# Claim: Meta and Nebius Group announced a $27B, five-year AI infrastructure deal on March 16, 2026. The structure: $12B in dedicated committed capacity built exclusively for Meta, plus Meta commits to purchasing up to $15B in additional capacity — but Nebius retains the right to sell any excess to third parties. D.A. Davidson analyst Gil Luria: 'The hyperscalers have realized they cannot build fast enough to meet their own AI demand.' The deal is back-loaded: it uses Nvidia Vera Rubin GPUs that won't deliver until early 2027, so cash flows start next year. The $27B is a ceiling, not a floor — the $15B optional tranche is Meta's right to buy, not its obligation, and looks more like a call option if open-weight model economics shift.

**Current badge:** caveat
**In dossier:** [The AI infrastructure deal headlines vs. the fine print: equity costumes, circular finance, and aspirational ceilings](/dossier/ai-infrastructure-mega-deals)

## Provenance history (how this claim ripened)

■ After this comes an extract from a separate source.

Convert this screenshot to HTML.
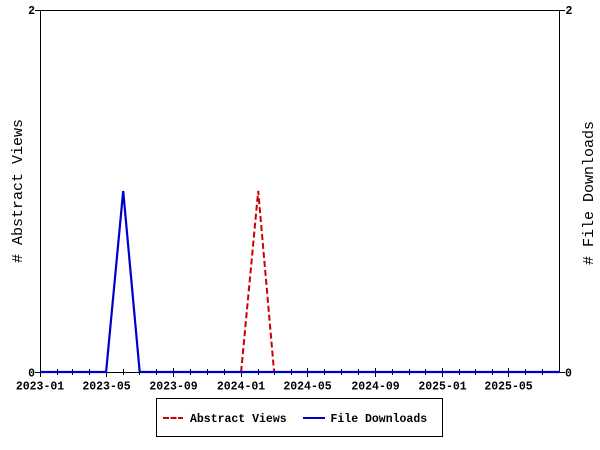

- `2026-06-03` **asserted as caveat** — Caveat: the Meta-Nebius deal is a publicly announced transaction covered by Tech Insider. The $12B committed / $15B optional split is disclosed in deal reporting. The D.A. Davidson quote is through secondary coverage. The back-loaded nature (Vera Rubin GPU deliveries in 2027) is public. The 'call option' characterization of the $15B optional tranche is interpretive but grounded in the disclosed structure: Meta has the right but not the obligation to purchase, and Nebius can sell elsewhere.